Reproduce all the lines exactly as they stand, apart from the pictures.

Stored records
▬▬▬▬▬▬
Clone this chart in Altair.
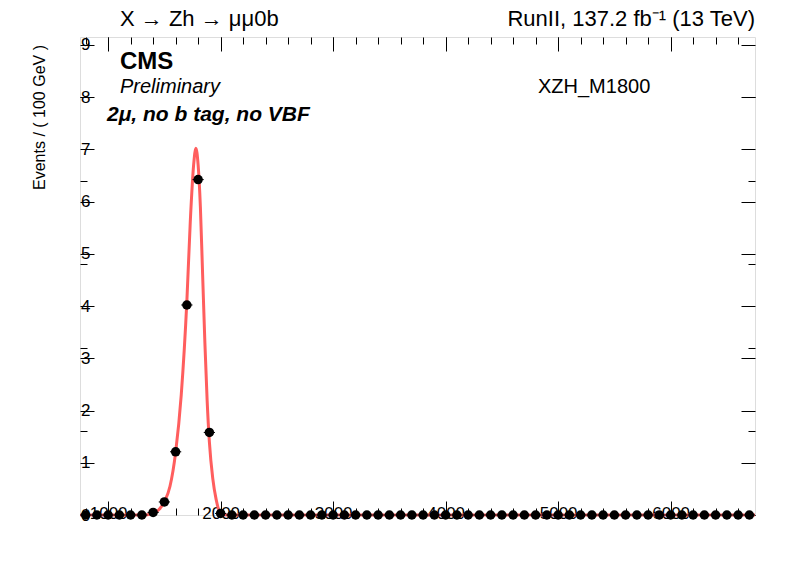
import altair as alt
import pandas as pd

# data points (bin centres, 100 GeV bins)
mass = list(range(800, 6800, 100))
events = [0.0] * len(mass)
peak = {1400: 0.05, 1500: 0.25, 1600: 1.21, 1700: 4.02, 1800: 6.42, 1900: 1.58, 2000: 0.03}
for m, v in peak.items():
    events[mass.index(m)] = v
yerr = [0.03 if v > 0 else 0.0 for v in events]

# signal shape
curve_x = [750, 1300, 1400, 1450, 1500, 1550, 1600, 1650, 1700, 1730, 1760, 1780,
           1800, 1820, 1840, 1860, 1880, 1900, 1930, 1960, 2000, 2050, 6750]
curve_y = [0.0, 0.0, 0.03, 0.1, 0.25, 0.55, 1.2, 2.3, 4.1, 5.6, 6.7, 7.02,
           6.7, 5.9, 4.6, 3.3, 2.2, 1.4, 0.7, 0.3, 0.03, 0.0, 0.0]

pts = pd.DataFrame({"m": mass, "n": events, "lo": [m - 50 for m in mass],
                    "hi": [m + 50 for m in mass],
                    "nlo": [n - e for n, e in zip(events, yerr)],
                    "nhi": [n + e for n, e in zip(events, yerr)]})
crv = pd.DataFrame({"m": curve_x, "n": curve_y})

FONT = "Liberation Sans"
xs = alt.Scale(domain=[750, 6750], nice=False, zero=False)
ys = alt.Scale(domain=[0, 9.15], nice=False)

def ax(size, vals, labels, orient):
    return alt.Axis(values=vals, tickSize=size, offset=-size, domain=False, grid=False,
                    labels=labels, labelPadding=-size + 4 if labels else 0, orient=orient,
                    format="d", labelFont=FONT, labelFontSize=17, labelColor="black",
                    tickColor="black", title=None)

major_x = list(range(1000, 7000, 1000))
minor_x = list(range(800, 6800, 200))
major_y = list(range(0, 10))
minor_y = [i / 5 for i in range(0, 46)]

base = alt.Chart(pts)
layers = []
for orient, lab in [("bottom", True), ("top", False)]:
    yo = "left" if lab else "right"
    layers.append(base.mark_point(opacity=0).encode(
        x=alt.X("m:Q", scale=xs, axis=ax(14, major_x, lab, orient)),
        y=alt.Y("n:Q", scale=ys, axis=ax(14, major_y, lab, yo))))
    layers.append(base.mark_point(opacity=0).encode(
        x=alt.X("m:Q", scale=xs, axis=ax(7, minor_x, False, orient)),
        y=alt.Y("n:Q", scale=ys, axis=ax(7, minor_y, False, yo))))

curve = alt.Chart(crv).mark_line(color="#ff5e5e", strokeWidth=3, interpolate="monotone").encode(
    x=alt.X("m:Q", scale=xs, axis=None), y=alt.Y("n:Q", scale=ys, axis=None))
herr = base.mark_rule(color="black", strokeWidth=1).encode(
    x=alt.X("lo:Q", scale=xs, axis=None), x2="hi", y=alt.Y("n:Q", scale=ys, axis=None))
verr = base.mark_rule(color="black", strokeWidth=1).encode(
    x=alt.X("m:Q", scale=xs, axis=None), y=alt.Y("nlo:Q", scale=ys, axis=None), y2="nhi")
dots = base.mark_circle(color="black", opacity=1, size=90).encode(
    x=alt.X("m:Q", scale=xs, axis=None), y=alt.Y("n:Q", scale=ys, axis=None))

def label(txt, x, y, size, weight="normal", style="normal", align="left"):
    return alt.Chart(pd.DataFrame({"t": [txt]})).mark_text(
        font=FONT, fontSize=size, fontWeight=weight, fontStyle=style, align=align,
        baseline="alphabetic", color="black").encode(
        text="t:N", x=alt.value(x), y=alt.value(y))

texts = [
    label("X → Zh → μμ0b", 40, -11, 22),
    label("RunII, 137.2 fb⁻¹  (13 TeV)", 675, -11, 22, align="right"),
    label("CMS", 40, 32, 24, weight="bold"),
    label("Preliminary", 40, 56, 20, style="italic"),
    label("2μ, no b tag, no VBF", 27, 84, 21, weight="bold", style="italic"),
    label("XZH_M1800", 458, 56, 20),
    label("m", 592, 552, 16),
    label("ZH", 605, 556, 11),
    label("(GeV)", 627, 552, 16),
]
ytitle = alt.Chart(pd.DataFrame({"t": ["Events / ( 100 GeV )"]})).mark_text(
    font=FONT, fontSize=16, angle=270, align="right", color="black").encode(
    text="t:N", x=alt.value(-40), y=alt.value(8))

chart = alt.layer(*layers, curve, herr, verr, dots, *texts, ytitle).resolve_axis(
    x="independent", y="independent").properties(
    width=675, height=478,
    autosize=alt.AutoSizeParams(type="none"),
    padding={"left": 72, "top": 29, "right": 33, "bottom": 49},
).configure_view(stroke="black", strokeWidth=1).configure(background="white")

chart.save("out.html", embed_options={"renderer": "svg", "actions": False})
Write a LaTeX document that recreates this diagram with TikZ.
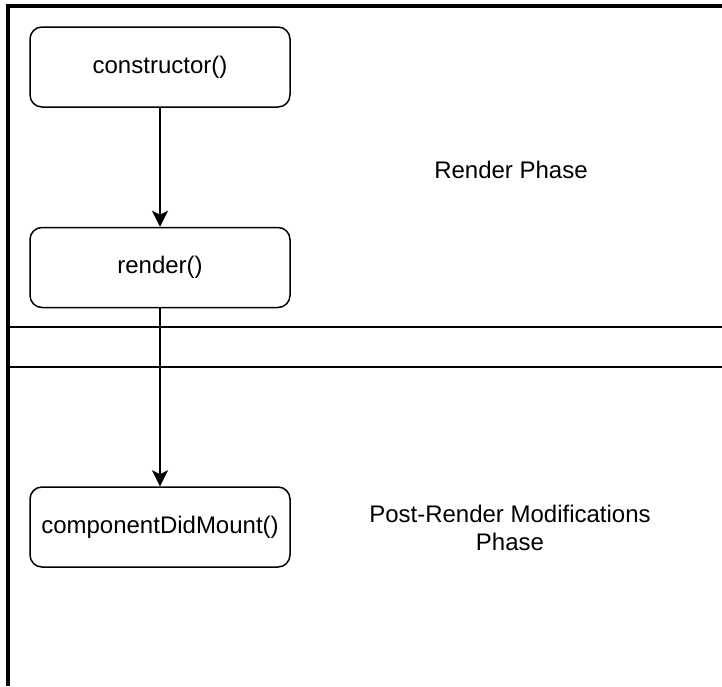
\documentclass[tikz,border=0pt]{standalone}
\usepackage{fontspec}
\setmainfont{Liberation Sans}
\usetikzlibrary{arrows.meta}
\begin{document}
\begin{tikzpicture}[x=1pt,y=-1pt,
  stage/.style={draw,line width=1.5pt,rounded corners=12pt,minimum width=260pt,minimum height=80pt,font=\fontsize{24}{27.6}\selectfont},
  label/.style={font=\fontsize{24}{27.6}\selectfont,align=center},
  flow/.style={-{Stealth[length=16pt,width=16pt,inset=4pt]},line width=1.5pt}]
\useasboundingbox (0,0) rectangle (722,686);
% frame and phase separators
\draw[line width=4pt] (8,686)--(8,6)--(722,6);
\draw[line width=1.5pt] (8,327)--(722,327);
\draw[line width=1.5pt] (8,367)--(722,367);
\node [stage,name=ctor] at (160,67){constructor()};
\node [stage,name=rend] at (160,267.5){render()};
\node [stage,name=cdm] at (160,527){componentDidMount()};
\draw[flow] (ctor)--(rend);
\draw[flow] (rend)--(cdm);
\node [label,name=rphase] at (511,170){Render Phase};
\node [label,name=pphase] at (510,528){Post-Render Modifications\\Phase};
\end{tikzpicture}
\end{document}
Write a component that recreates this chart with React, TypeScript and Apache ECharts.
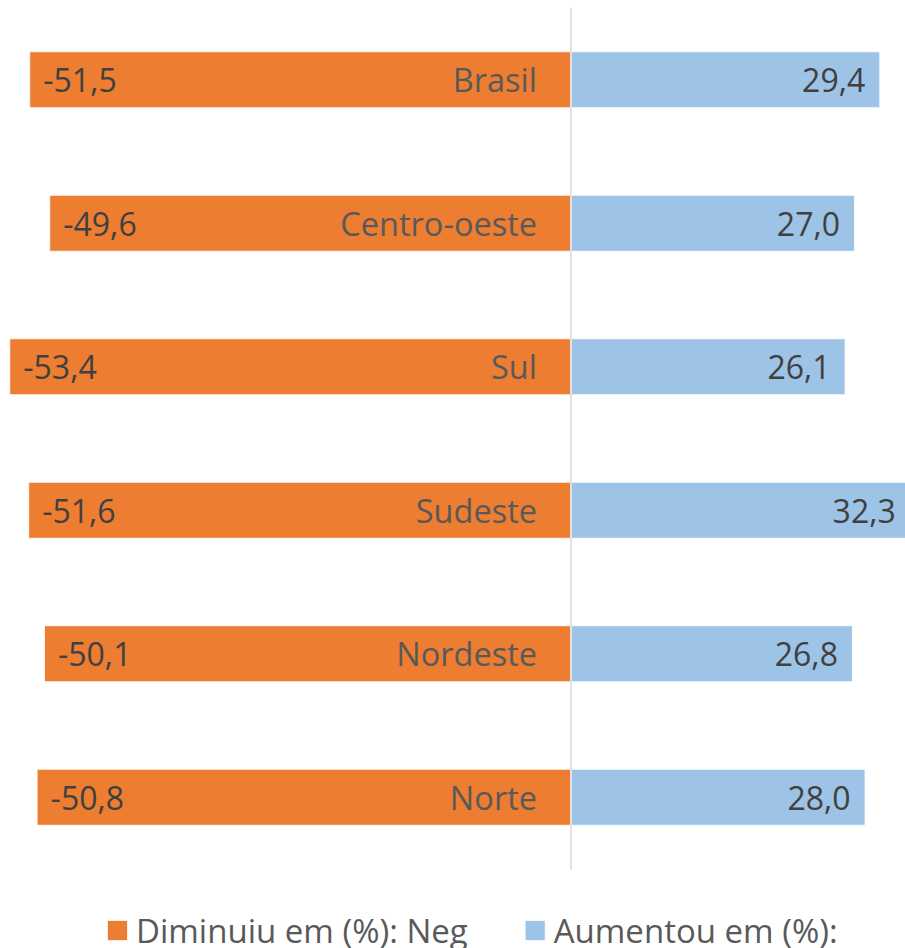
▬▬▬▬▬▬
## COMPLETED TASK
Clone this chart in Altair.
import altair as alt
import pandas as pd

# data points (bin centres, 100 GeV bins)
mass = list(range(800, 6800, 100))
events = [0.0] * len(mass)
peak = {1400: 0.05, 1500: 0.25, 1600: 1.21, 1700: 4.02, 1800: 6.42, 1900: 1.58, 2000: 0.03}
for m, v in peak.items():
    events[mass.index(m)] = v
yerr = [0.03 if v > 0 else 0.0 for v in events]

# signal shape
curve_x = [750, 1300, 1400, 1450, 1500, 1550, 1600, 1650, 1700, 1730, 1760, 1780,
           1800, 1820, 1840, 1860, 1880, 1900, 1930, 1960, 2000, 2050, 6750]
curve_y = [0.0, 0.0, 0.03, 0.1, 0.25, 0.55, 1.2, 2.3, 4.1, 5.6, 6.7, 7.02,
           6.7, 5.9, 4.6, 3.3, 2.2, 1.4, 0.7, 0.3, 0.03, 0.0, 0.0]

pts = pd.DataFrame({"m": mass, "n": events, "lo": [m - 50 for m in mass],
                    "hi": [m + 50 for m in mass],
                    "nlo": [n - e for n, e in zip(events, yerr)],
                    "nhi": [n + e for n, e in zip(events, yerr)]})
crv = pd.DataFrame({"m": curve_x, "n": curve_y})

FONT = "Liberation Sans"
xs = alt.Scale(domain=[750, 6750], nice=False, zero=False)
ys = alt.Scale(domain=[0, 9.15], nice=False)

def ax(size, vals, labels, orient):
    return alt.Axis(values=vals, tickSize=size, offset=-size, domain=False, grid=False,
                    labels=labels, labelPadding=-size + 4 if labels else 0, orient=orient,
                    format="d", labelFont=FONT, labelFontSize=17, labelColor="black",
                    tickColor="black", title=None)

major_x = list(range(1000, 7000, 1000))
minor_x = list(range(800, 6800, 200))
major_y = list(range(0, 10))
minor_y = [i / 5 for i in range(0, 46)]

base = alt.Chart(pts)
layers = []
for orient, lab in [("bottom", True), ("top", False)]:
    yo = "left" if lab else "right"
    layers.append(base.mark_point(opacity=0).encode(
        x=alt.X("m:Q", scale=xs, axis=ax(14, major_x, lab, orient)),
        y=alt.Y("n:Q", scale=ys, axis=ax(14, major_y, lab, yo))))
    layers.append(base.mark_point(opacity=0).encode(
        x=alt.X("m:Q", scale=xs, axis=ax(7, minor_x, False, orient)),
        y=alt.Y("n:Q", scale=ys, axis=ax(7, minor_y, False, yo))))

curve = alt.Chart(crv).mark_line(color="#ff5e5e", strokeWidth=3, interpolate="monotone").encode(
    x=alt.X("m:Q", scale=xs, axis=None), y=alt.Y("n:Q", scale=ys, axis=None))
herr = base.mark_rule(color="black", strokeWidth=1).encode(
    x=alt.X("lo:Q", scale=xs, axis=None), x2="hi", y=alt.Y("n:Q", scale=ys, axis=None))
verr = base.mark_rule(color="black", strokeWidth=1).encode(
    x=alt.X("m:Q", scale=xs, axis=None), y=alt.Y("nlo:Q", scale=ys, axis=None), y2="nhi")
dots = base.mark_circle(color="black", opacity=1, size=90).encode(
    x=alt.X("m:Q", scale=xs, axis=None), y=alt.Y("n:Q", scale=ys, axis=None))

def label(txt, x, y, size, weight="normal", style="normal", align="left"):
    return alt.Chart(pd.DataFrame({"t": [txt]})).mark_text(
        font=FONT, fontSize=size, fontWeight=weight, fontStyle=style, align=align,
        baseline="alphabetic", color="black").encode(
        text="t:N", x=alt.value(x), y=alt.value(y))

texts = [
    label("X → Zh → μμ0b", 40, -11, 22),
    label("RunII, 137.2 fb⁻¹  (13 TeV)", 675, -11, 22, align="right"),
    label("CMS", 40, 32, 24, weight="bold"),
    label("Preliminary", 40, 56, 20, style="italic"),
    label("2μ, no b tag, no VBF", 27, 84, 21, weight="bold", style="italic"),
    label("XZH_M1800", 458, 56, 20),
    label("m", 592, 552, 16),
    label("ZH", 605, 556, 11),
    label("(GeV)", 627, 552, 16),
]
ytitle = alt.Chart(pd.DataFrame({"t": ["Events / ( 100 GeV )"]})).mark_text(
    font=FONT, fontSize=16, angle=270, align="right", color="black").encode(
    text="t:N", x=alt.value(-40), y=alt.value(8))

chart = alt.layer(*layers, curve, herr, verr, dots, *texts, ytitle).resolve_axis(
    x="independent", y="independent").properties(
    width=675, height=478,
    autosize=alt.AutoSizeParams(type="none"),
    padding={"left": 72, "top": 29, "right": 33, "bottom": 49},
).configure_view(stroke="black", strokeWidth=1).configure(background="white")

chart.save("out.html", embed_options={"renderer": "svg", "actions": False})
Write a LaTeX document that recreates this diagram with TikZ.
\documentclass[tikz,border=0pt]{standalone}
\usepackage{fontspec}
\setmainfont{Liberation Sans}
\usetikzlibrary{arrows.meta}
\begin{document}
\begin{tikzpicture}[x=1pt,y=-1pt,
  stage/.style={draw,line width=1.5pt,rounded corners=12pt,minimum width=260pt,minimum height=80pt,font=\fontsize{24}{27.6}\selectfont},
  label/.style={font=\fontsize{24}{27.6}\selectfont,align=center},
  flow/.style={-{Stealth[length=16pt,width=16pt,inset=4pt]},line width=1.5pt}]
\useasboundingbox (0,0) rectangle (722,686);
% frame and phase separators
\draw[line width=4pt] (8,686)--(8,6)--(722,6);
\draw[line width=1.5pt] (8,327)--(722,327);
\draw[line width=1.5pt] (8,367)--(722,367);
\node [stage,name=ctor] at (160,67){constructor()};
\node [stage,name=rend] at (160,267.5){render()};
\node [stage,name=cdm] at (160,527){componentDidMount()};
\draw[flow] (ctor)--(rend);
\draw[flow] (rend)--(cdm);
\node [label,name=rphase] at (511,170){Render Phase};
\node [label,name=pphase] at (510,528){Post-Render Modifications\\Phase};
\end{tikzpicture}
\end{document}
Write a component that recreates this chart with React, TypeScript and Apache ECharts.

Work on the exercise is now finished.